Some very good advice in there. It’s true, work always expands to fit the time available for it. I create tight self-imposed deadlines for every project and every task within the project. I’m very strict. I scare myself sometimes… but I never miss a deadline 🙂
Parvati Singh says
Thank you for your post. I think that this time mismanagement issue is not unique to freelance writers though. We are all guilty of procrastinating, well at least I am. You know how it goes: procrastinators unite! tomorrow!
Setting deadlines for yourself in all ventures of life is so important because time really does just fly on by while you are not paying attention. Set deadlines but also set goals. Reflect on your goals every few months and when you see a goal should be nearing, set deadlines to make it happen. You wanted to go and see the Tulips in Holland for your wife’s 30th birthday? Well today is her 29th so you better start planning things.

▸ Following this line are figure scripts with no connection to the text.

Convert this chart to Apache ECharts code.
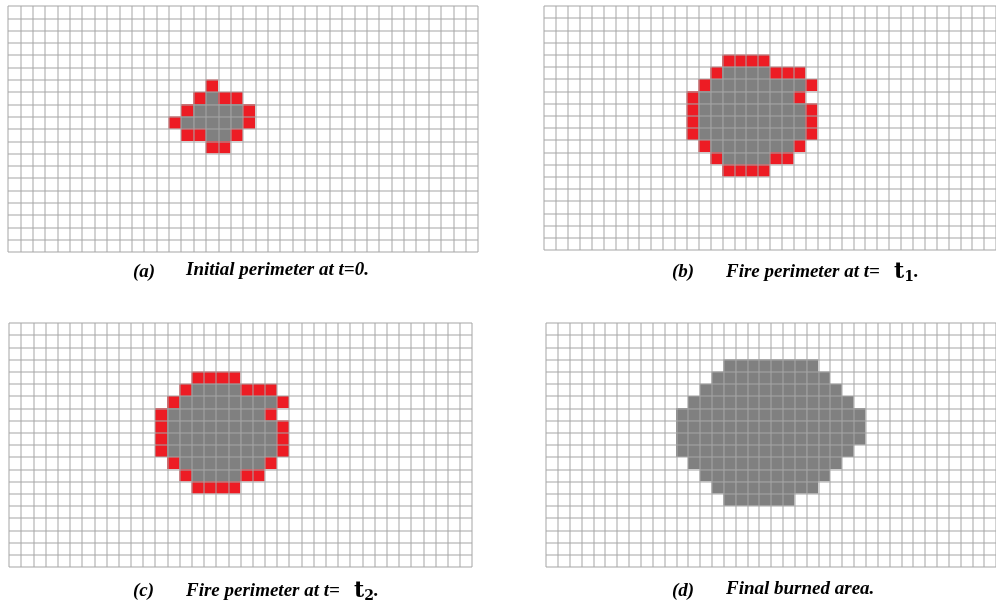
<!DOCTYPE html>
<html>
<head>
<meta charset="utf-8">
<script src="https://cdn.jsdelivr.net/npm/echarts@6/dist/echarts.min.js"></script>
<style>
html,body{margin:0;padding:0;background:#fff;}
#chart{width:996px;height:606px;}
</style>
</head>
<body>
<div id="chart"></div>
<script>
// grid size (columns x rows) of every panel
const COLS = 38;
const ROWS = 20;

// burned (gray) cells as [row, firstCol, lastCol]; fire front (red) cells as [row, col]
const grayA = [[7,16,16],[8,15,18],[9,14,18],[10,16,17]];
const redA = [[6,16],[7,15],[7,17],[7,18],[8,14],[8,19],[9,13],[9,19],[10,14],[10,15],[10,18],[11,16],[11,17]];

const grayB = [[5,15,18],[6,14,21],[7,13,20],[8,13,21],[9,13,21],[10,13,21],[11,14,20],[12,15,18]];
const redB = [[4,15],[4,16],[4,17],[4,18],[5,14],[5,19],[5,20],[5,21],[6,13],[6,22],[7,12],[7,21],
  [8,12],[8,22],[9,12],[9,22],[10,12],[10,22],[11,13],[11,21],[12,14],[12,19],[12,20],[13,15],[13,16],[13,17],[13,18]];

const grayC = [[5,15,18],[6,14,21],[7,13,20],[8,13,21],[9,13,21],[10,13,21],[11,14,20],[12,15,18]];
const redC = [[4,15],[4,16],[4,17],[4,18],[5,14],[5,19],[5,20],[5,21],[6,13],[6,22],[7,12],[7,21],
  [8,12],[8,22],[9,12],[9,22],[10,12],[10,22],[11,13],[11,21],[12,14],[12,19],[12,20],[13,15],[13,16],[13,17],[13,18]];

const grayD = [[3,15,22],[4,14,23],[5,13,24],[6,12,25],[7,11,26],[8,11,26],[9,11,26],[10,11,25],[11,12,24],[12,13,23],[13,14,22],[14,15,20]];
const redD = [];

function buildCells(gray, red) {
  const g = [];
  for (let r = 0; r < ROWS; r++) { g.push(new Array(COLS).fill(0)); }
  gray.forEach(([r, c0, c1]) => { for (let c = c0; c <= c1; c++) g[r][c] = 1; });
  red.forEach(([r, c]) => { g[r][c] = 2; });
  const out = [];
  for (let r = 0; r < ROWS; r++) for (let c = 0; c < COLS; c++) out.push([c, r, g[r][c]]);
  return out;
}

const colCats = Array.from({length: COLS}, (_, i) => String(i));
const rowCats = Array.from({length: ROWS}, (_, i) => String(i));

const panels = [
  {grid: {left: 8, top: 6, width: 470, height: 246}, data: buildCells(grayA, redA)},
  {grid: {left: 544, top: 6, width: 464, height: 244}, data: buildCells(grayB, redB)},
  {grid: {left: 9, top: 323, width: 463, height: 244}, data: buildCells(grayC, redC)},
  {grid: {left: 546, top: 323, width: 464, height: 244}, data: buildCells(grayD, redD)}
];

const lineStyle = {color: 'rgba(165,165,165,0.5)', width: 2};
const axisBase = {
  type: 'category', z: 5,
  axisLine: {show: false}, axisTick: {show: false}, axisLabel: {show: false},
  splitLine: {show: true, interval: 0, lineStyle: lineStyle}
};

const serif = '"Liberation Serif", "Times New Roman", serif';
function label(x, y, t) {
  return {type: 'text', left: x, top: y, style: {text: t, font: 'italic bold 19px ' + serif, fill: '#000'}};
}
function rich(x, y, t) {
  return {type: 'text', left: x, top: y, style: {
    text: t, fill: '#000',
    rich: {
      n: {fontFamily: serif, fontSize: 19, fontStyle: 'italic', fontWeight: 'bold', lineHeight: 24, color: '#000'},
      m: {fontFamily: '"DejaVu Serif", serif', fontSize: 22, fontWeight: 'bold', lineHeight: 24, color: '#000'},
      s: {fontFamily: '"DejaVu Serif", serif', fontSize: 14, fontWeight: 'bold', lineHeight: 13, verticalAlign: 'bottom', color: '#000'}
    }
  }};
}

const option = {
  animation: false,
  backgroundColor: '#fff',
  grid: panels.map(p => p.grid),
  xAxis: panels.map((p, i) => Object.assign({}, axisBase, {gridIndex: i, data: colCats})),
  yAxis: panels.map((p, i) => Object.assign({}, axisBase, {gridIndex: i, data: rowCats, inverse: true})),
  visualMap: {
    type: 'piecewise', show: false, dimension: 2,
    seriesIndex: [0, 1, 2, 3],
    pieces: [
      {value: 0, color: '#ffffff'},
      {value: 1, color: '#808080'},
      {value: 2, color: '#ed1c24'}
    ]
  },
  series: panels.map((p, i) => ({
    type: 'heatmap', xAxisIndex: i, yAxisIndex: i, data: p.data,
    itemStyle: {borderWidth: 0},
    emphasis: {disabled: true}, silent: true
  })),
  graphic: [
    label(133, 263, '(a)'),
    rich(186, 261, '{n|Initial perimeter at t=0.}'),
    label(672, 263, '(b)'),
    rich(726, 261, '{n|Fire perimeter at t=   }{m|t}{s|1}{n|.}'),
    label(133, 582, '(c)'),
    rich(186, 580, '{n|Fire perimeter at t=   }{m|t}{s|2}{n|.}'),
    label(672, 582, '(d)'),
    rich(726, 580, '{n|Final burned area.}')
  ]
};

const chart = echarts.init(document.getElementById('chart'), null, {renderer: 'canvas'});
chart.setOption(option);
</script>
</body>
</html>
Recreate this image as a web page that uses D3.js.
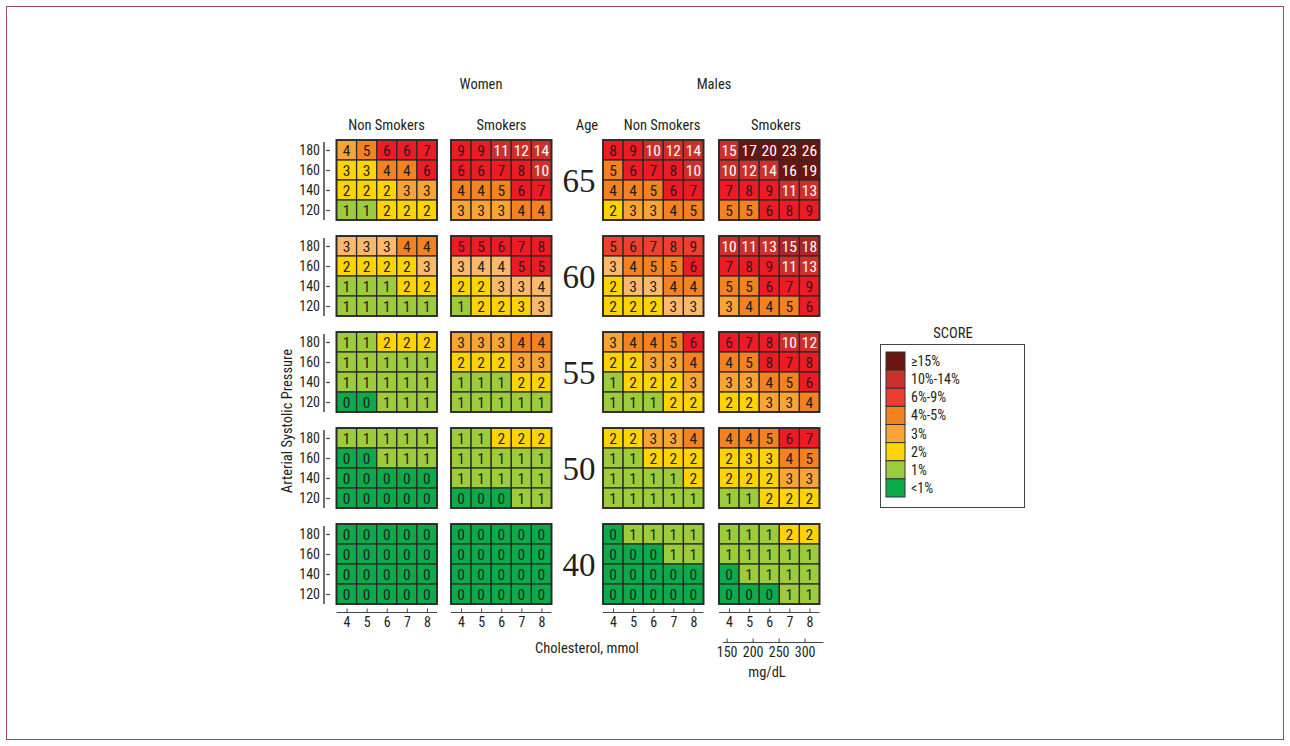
<!DOCTYPE html>
<html>
<head>
<meta charset="utf-8">
<script src="https://cdn.jsdelivr.net/npm/d3@7"></script>
<style>
  html, body { margin: 0; padding: 0; background: #fff; }
  svg { display: block; }
  text { font-family: "Liberation Sans Narrow", "Roboto Condensed", "Arial Narrow", "Liberation Sans", sans-serif; fill: #231f20; }
</style>
</head>
<body>
<svg id="chart" width="1290" height="746"></svg>
<script>
// ---------------- DATA ----------------
const ages = [65, 60, 55, 50, 40];
const sbp = [180, 160, 140, 120];
const cholMmol = [4, 5, 6, 7, 8];
const cholMgdl = [150, 200, 250, 300];
const groups = ["womenNonSmokers", "womenSmokers", "menNonSmokers", "menSmokers"];
const groupLabels = ["Non Smokers", "Smokers", "Non Smokers", "Smokers"];
const sexLabels = ["Women", "Males"];

// rows: SBP 180,160,140,120 ; columns: cholesterol 4..8
const womenNonSmokers = [
  [[4,5,6,6,7],[3,3,4,4,6],[2,2,2,3,3],[1,1,2,2,2]],
  [[3,3,3,4,4],[2,2,2,2,3],[1,1,1,2,2],[1,1,1,1,1]],
  [[1,1,2,2,2],[1,1,1,1,1],[1,1,1,1,1],[0,0,1,1,1]],
  [[1,1,1,1,1],[0,0,1,1,1],[0,0,0,0,0],[0,0,0,0,0]],
  [[0,0,0,0,0],[0,0,0,0,0],[0,0,0,0,0],[0,0,0,0,0]]
];
const womenSmokers = [
  [[9,9,11,12,14],[6,6,7,8,10],[4,4,5,6,7],[3,3,3,4,4]],
  [[5,5,6,7,8],[3,4,4,5,5],[2,2,3,3,4],[1,2,2,3,3]],
  [[3,3,3,4,4],[2,2,2,3,3],[1,1,1,2,2],[1,1,1,1,1]],
  [[1,1,2,2,2],[1,1,1,1,1],[1,1,1,1,1],[0,0,0,1,1]],
  [[0,0,0,0,0],[0,0,0,0,0],[0,0,0,0,0],[0,0,0,0,0]]
];
const menNonSmokers = [
  [[8,9,10,12,14],[5,6,7,8,10],[4,4,5,6,7],[2,3,3,4,5]],
  [[5,6,7,8,9],[3,4,5,5,6],[2,3,3,4,4],[2,2,2,3,3]],
  [[3,4,4,5,6],[2,2,3,3,4],[1,2,2,2,3],[1,1,1,2,2]],
  [[2,2,3,3,4],[1,1,2,2,2],[1,1,1,1,2],[1,1,1,1,1]],
  [[0,1,1,1,1],[0,0,0,1,1],[0,0,0,0,0],[0,0,0,0,0]]
];
const menSmokers = [
  [[15,17,20,23,26],[10,12,14,16,19],[7,8,9,11,13],[5,5,6,8,9]],
  [[10,11,13,15,18],[7,8,9,11,13],[5,5,6,7,9],[3,4,4,5,6]],
  [[6,7,8,10,12],[4,5,8,7,8],[3,3,4,5,6],[2,2,3,3,4]],
  [[4,4,5,6,7],[2,3,3,4,5],[2,2,2,3,3],[1,1,2,2,2]],
  [[1,1,1,2,2],[1,1,1,1,1],[0,1,1,1,1],[0,0,0,1,1]]
];

// legend categories
const legendLabels = ["\u226515%", "10%-14%", "6%-9%", "4%-5%", "3%", "2%", "1%", "<1%"];
const legendClasses = ["c15", "c10", "c6", "c4", "c3", "c2", "c1", "c0"];

// cells whose printed colour differs from the default class of their value
// [group, ageIndex, row, col, class]
const classOverrides = [
  ["womenNonSmokers",0,0,0,"c3"], ["womenNonSmokers",0,1,0,"c2"], ["womenNonSmokers",0,1,1,"c2"],
  ["menSmokers",0,0,0,"c10"],
  ["womenNonSmokers",1,0,0,"c3p"], ["womenNonSmokers",1,0,1,"c3p"], ["womenNonSmokers",1,0,2,"c3p"], ["womenNonSmokers",1,1,4,"c3p"],
  ["womenSmokers",1,0,0,"c6"], ["womenSmokers",1,0,1,"c6"],
  ["womenSmokers",1,1,0,"c3p"], ["womenSmokers",1,1,1,"c3p"], ["womenSmokers",1,1,2,"c3p"], ["womenSmokers",1,1,3,"c6"], ["womenSmokers",1,1,4,"c6"],
  ["womenSmokers",1,2,2,"c3p"], ["womenSmokers",1,2,3,"c3p"], ["womenSmokers",1,2,4,"c3p"],
  ["womenSmokers",1,3,3,"c2"], ["womenSmokers",1,3,4,"c3p"],
  ["menNonSmokers",1,0,0,"c6b"], ["menNonSmokers",1,0,1,"c6b"], ["menNonSmokers",1,0,2,"c6b"], ["menNonSmokers",1,0,3,"c6b"], ["menNonSmokers",1,0,4,"c6b"],
  ["menNonSmokers",1,1,0,"c3p"], ["menNonSmokers",1,2,1,"c3p"], ["menNonSmokers",1,2,2,"c3p"], ["menNonSmokers",1,3,3,"c3p"], ["menNonSmokers",1,3,4,"c3p"],
  ["menSmokers",1,0,3,"c10b"], ["menSmokers",1,0,4,"c10b"],
  ["menSmokers",3,1,1,"c2"], ["menSmokers",3,1,2,"c2"]
];

// ---------------- STYLES ----------------
const palette = {
  c0: "#0daa4b", c1: "#9dcb3c", c2: "#ffd400", c3: "#f8a535", c3p: "#fcb96b",
  c4: "#f58220", c6: "#ed1c24", c6b: "#ef3f2d", c10: "#cc302c", c10b: "#a9262a", c15: "#6a150f"
};
const legendPalette = { c15: "#6a150f", c10: "#cc302c", c6: "#ef3d2b", c4: "#f58220", c3: "#f8a535", c2: "#ffd400", c1: "#9dcb3c", c0: "#0daa4b" };
const whiteText = new Set(["c10", "c10b", "c15"]);

function defaultClass(v) {
  if (v >= 15) return "c15";
  if (v >= 10) return "c10";
  if (v >= 6) return "c6";
  if (v >= 4) return "c4";
  if (v === 3) return "c3";
  if (v === 2) return "c2";
  if (v === 1) return "c1";
  return "c0";
}

const dataByGroup = { womenNonSmokers, womenSmokers, menNonSmokers, menSmokers };
const overrideMap = new Map(classOverrides.map(d => [d.slice(0, 4).join("|"), d[4]]));

// ---------------- LAYOUT ----------------
const svg = d3.select("#chart");
const panelW = 100.5, panelH = 80;
const panelX = d3.scaleOrdinal().domain(groups).range([336.5, 451, 603, 719]);
const blockY = d3.scalePoint().domain(ages).range([140, 524]);
const xCell = d3.scaleBand().domain(cholMmol).range([0, panelW]);
const yCell = d3.scaleBand().domain(sbp).range([0, panelH]);
const tickFont = "'Liberation Sans Narrow', 'Roboto Condensed', sans-serif";

// outer frame
svg.append("rect").attr("x", 6.5).attr("y", 6.5).attr("width", 1277).attr("height", 733)
  .attr("fill", "none").attr("stroke", "#9b4869").attr("stroke-width", 1);

// headers
const headerX = [386.5, 501.5, 662, 776];
svg.append("text").attr("x", 481).attr("y", 89).attr("text-anchor", "middle").attr("font-size", 14.5).text(sexLabels[0]);
svg.append("text").attr("x", 714).attr("y", 89).attr("text-anchor", "middle").attr("font-size", 14.5).text(sexLabels[1]);
groups.forEach((g, i) => {
  svg.append("text").attr("x", headerX[i]).attr("y", 130).attr("text-anchor", "middle").attr("font-size", 14.5).text(groupLabels[i]);
});
svg.append("text").attr("x", 587).attr("y", 130).attr("text-anchor", "middle").attr("font-size", 14.5).text("Age");

// blocks
ages.forEach((age, ai) => {
  const by = blockY(age);
  // y axis
  const yAxis = d3.axisLeft(d3.scalePoint().domain(sbp).range([by + yCell.bandwidth() / 2, by + panelH - yCell.bandwidth() / 2]))
    .tickSizeInner(-6).tickSizeOuter(0).tickPadding(4);
  const ya = svg.append("g").attr("transform", "translate(324,0)").call(yAxis);
  ya.select(".domain").remove();
  ya.append("line").attr("x1", 0).attr("x2", 0).attr("y1", by + 2).attr("y2", by + panelH).attr("stroke", "#6d6e71").attr("stroke-width", 2);
  ya.selectAll(".tick line").attr("stroke", "#444").attr("stroke-width", 1.2).attr("x1", 2);
  ya.selectAll(".tick text").attr("font-size", 14).attr("fill", "#231f20").style("font-family", tickFont);

  // age label
  svg.append("text").attr("x", 579).attr("y", by + panelH / 2).attr("dy", "0.36em")
    .attr("text-anchor", "middle").attr("font-size", 33)
    .style("font-family", "'Liberation Serif', 'DejaVu Serif', serif").text(age);

  groups.forEach(g => {
    const grid = dataByGroup[g][ai];
    const cells = [];
    grid.forEach((row, ri) => row.forEach((v, ci) => {
      const cls = overrideMap.get([g, ai, ri, ci].join("|")) || defaultClass(v);
      cells.push({ v, ri, ci, cls });
    }));
    const gp = svg.append("g").attr("transform", `translate(${panelX(g)},${by})`);
    gp.selectAll("rect.cell").data(cells).join("rect").attr("class", "cell")
      .attr("x", d => xCell(cholMmol[d.ci])).attr("y", d => yCell(sbp[d.ri]))
      .attr("width", xCell.bandwidth()).attr("height", yCell.bandwidth())
      .attr("fill", d => palette[d.cls]).attr("stroke", "#2b2b2b").attr("stroke-width", 1.3);
    gp.selectAll("text.val").data(cells).join("text").attr("class", "val")
      .attr("x", d => xCell(cholMmol[d.ci]) + xCell.bandwidth() / 2)
      .attr("y", d => yCell(sbp[d.ri]) + yCell.bandwidth() / 2).attr("dy", "0.37em")
      .attr("text-anchor", "middle").attr("font-size", 15.5)
      .style("fill", d => whiteText.has(d.cls) ? "#ffffff" : "#231f20")
      .text(d => d.v);
    gp.append("rect").attr("width", panelW).attr("height", panelH).attr("fill", "none")
      .attr("stroke", "#2b2b2b").attr("stroke-width", 1.8);
  });
});

// bottom cholesterol axes
const axisY = 612.5;
groups.forEach(g => {
  const xs = d3.scalePoint().domain(cholMmol).range([panelX(g) + xCell.bandwidth() / 2, panelX(g) + panelW - xCell.bandwidth() / 2]);
  const ax = svg.append("g").attr("transform", `translate(0,${axisY})`)
    .call(d3.axisBottom(xs).tickSizeInner(-4).tickSizeOuter(0).tickPadding(5));
  ax.select(".domain").attr("d", `M${panelX(g)},0H${panelX(g) + panelW}`).attr("stroke", "#444").attr("stroke-width", 1.2);
  ax.selectAll(".tick line").attr("stroke", "#444");
  ax.selectAll(".tick text").attr("font-size", 14).attr("fill", "#231f20").style("font-family", tickFont);
});

// mg/dL axis under men smokers
{
  const g = "menSmokers";
  const mmolScale = d3.scaleLinear().domain([4, 8]).range([panelX(g) + xCell.bandwidth() / 2, panelX(g) + panelW - xCell.bandwidth() / 2]);
  const mgScale = d3.scaleLinear().domain([4 * 38.67, 8 * 38.67]).range(mmolScale.range());
  const ax = svg.append("g").attr("transform", "translate(0,642.5)")
    .call(d3.axisBottom(mgScale).tickValues(cholMgdl).tickSizeInner(-4).tickSizeOuter(0).tickPadding(5));
  ax.select(".domain").attr("d", `M${panelX(g) + 4},0H${panelX(g) + panelW + 4}`).attr("stroke", "#444").attr("stroke-width", 1.2);
  ax.selectAll(".tick line").attr("stroke", "#444");
  ax.selectAll(".tick text").attr("font-size", 14).attr("fill", "#231f20").style("font-family", tickFont);
  svg.append("text").attr("x", 767).attr("y", 677).attr("text-anchor", "middle").attr("font-size", 14.5).text("mg/dL");
}

svg.append("text").attr("x", 587).attr("y", 653).attr("text-anchor", "middle").attr("font-size", 14.5).text("Cholesterol, mmol");

// y title
svg.append("text").attr("transform", "translate(292,421) rotate(-90)").attr("text-anchor", "middle")
  .attr("font-size", 14.5).text("Arterial Systolic Pressure");

// legend
const lg = svg.append("g");
lg.append("text").attr("x", 953).attr("y", 338).attr("text-anchor", "middle").attr("font-size", 14.5).text("SCORE");
lg.append("rect").attr("x", 880.5).attr("y", 344.5).attr("width", 144).attr("height", 163)
  .attr("fill", "#fff").attr("stroke", "#444").attr("stroke-width", 1);
const ly = d3.scaleBand().domain(legendClasses).range([352, 497]);
lg.selectAll("rect.sw").data(legendClasses).join("rect").attr("class", "sw")
  .attr("x", 886).attr("y", d => ly(d)).attr("width", 19).attr("height", ly.bandwidth())
  .attr("fill", d => legendPalette[d]).attr("stroke", "#333").attr("stroke-width", 1);
lg.selectAll("text.lt").data(legendClasses).join("text").attr("class", "lt")
  .attr("x", 911).attr("y", d => ly(d) + ly.bandwidth() / 2).attr("dy", "0.36em")
  .attr("font-size", 14).text((d, i) => legendLabels[i]);
</script>
</body>
</html>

I kind of have a counter to this. What is perceived as procrastination may be part of the process of organizing your thoughts for how to approach this writing.I sometimes have my best ideas on how to approach a task when I am doing something unrelated to the task. I don’t advocate missing deadlines but I have seen many people who I would describe as scatter brained but brilliant. These are people who seem to procrastinate but then when they do produce the work it exceeds your expectations as far as quality goes, sometimes being the best work you have seen. There should be a balance, deadlines that are too loose may not give the discipline to work effectively, deadlines that are too tight may force rushed work that does not produce the best quality work either.